これが現存している日本最古の木造の芝居小屋です。
<正面外観です>
勿論国の重要文化財に指定されています。
明治43年に、小坂鉱山で働く人達の厚生施設として造られました。
それが今は町営になっていますが、立派に現役です。
駐車場に入る前から、カラフルな登り旗が目に飛び込んで気ました。
<入り口前の道路を飾る登り旗です>
こうゆうのに元々弱いのかもしれませんが――大相撲の会場へ来たのかな――と、似たような《華やぎ》を感じました。
――建築家の石山修氏がやりそうなデザインだ・な――・なんて感じた鼻隠しです。
<鼻隠し>
何度か取替えられているのでしょうが、藍染の暖簾が眼に沁みました。
<入り口の新しい暖簾>
暖簾を潜って入る芝居小屋って、ものすごく斬新な気分でした。
二階の座敷から、下の舞台と客席を見ながら、この劇場の黒子さんから説明を聞きました。
<説明を受ける観光客>
ピンボケ写真になったのが面白くないですが、私達夫婦が入場した時、直前の人達への説明が始まるときでしたので、お蔭で一緒に説明を聞くことが出来てラッキーでした。
客席は全て座敷です。
<主客席>
中央に黒く見える細い板は通路です。
舞台に近いほど床が低くなっていて、後ろの人が見やすいようにとの配慮がされています。
こちらも客席です。
<通路と座席>
背中の一段高いところが通路です・・・大相撲の桝席と似ていますね。
これは主役が、舞台への《せり上がり》をする時に使われる装置です。
<せり上げ舞台の裏側です>
動力は二人の人力・・・省エネ・だア・・・と言うよりこの時代は、動かすモーターがまだ無かったのでしょう。
せり上げのとき使うロープです。
<競り上げ舞台の紐>
この細くて黒いロープを二人で引く・・・滑車が利用されていて以外に軽く上がるのだ・と説明してくれました。
直径9Mを越すほどもある回り舞台の裏側です。
<回り舞台の裏側です>
骨組みは木造です。
さして特別な仕口でも無いと思うのですが、今現在も確りしているのが判ります。
この回転軸を中心に四人で回すと言うのですが・・・冬期に、回す場面がくるまでここで待つ裏方さんは、可也の厳しい冷え込みに耐えなければならなかったでしょう。
<回転軸>
床下が蒸れないように外気取り入れの換気口が、大きな口を開いていましたから・・・四人で仲良く熱燗でも飲みながら時間まで待ったのかな・・・
これは舞台が回るとき、上下にぐらぐら揺れないように考えられた、触れ止め受けのローラーです。
<外周のローラー>
このローラーのお蔭で滑らかな回転が得られています。
いたる所落書きだらけのこの狭い楽屋――ここで、大勢の有名な役者さんが出番前の化粧をした――と、黒子さんも説明に熱が入ります。
<楽屋の黒子さん>
お客は、この芝居小屋の歴史が刻み込まれている壁中の落書きを見ながら、興味津々です・・・。

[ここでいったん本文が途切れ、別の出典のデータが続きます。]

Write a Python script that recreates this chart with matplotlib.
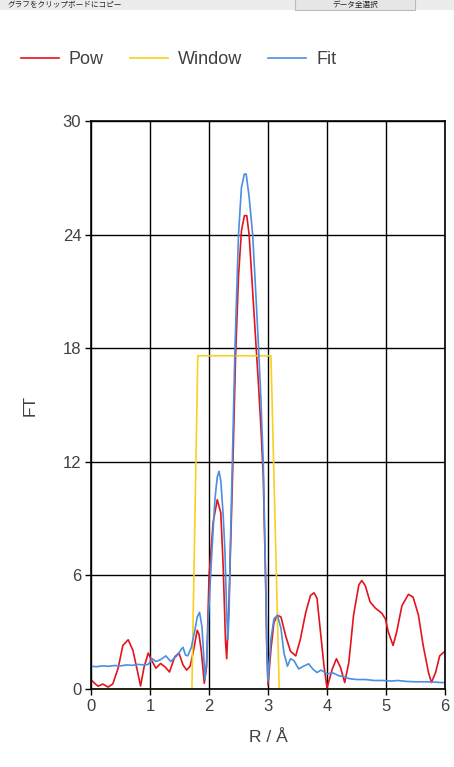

これは《たまたま》から生まれた《予期せぬ果実》なのか判断出来ませんが、歴史とはそういうものなのでしょう。
<楽屋の落書き>
最初は誰かの茶目っ気だったのかも・・・でも、
次々と書かれる落書きが、
1世紀も続くと《凄い歴史の生き証人》に大化けするのですね。
<玉三郎の落書き>
あの玉三郎もやっぱり人の子でした。
緞帳の上げ下ろしに使われる錘とロープです。
<舞台裏です>
普段は見られない裏方の主役――ロープが凄く新しく見えるのは、常にメンテナンスしているのでしょう――舞台装置って正に裏方さんですね。
右端三個の《笠がついた電灯》が、当時のものだそうです。
<天井の舞台照明>
まだ町に電気が通じていないとき、この芝居小屋には電気が引き込まれていた・と言います。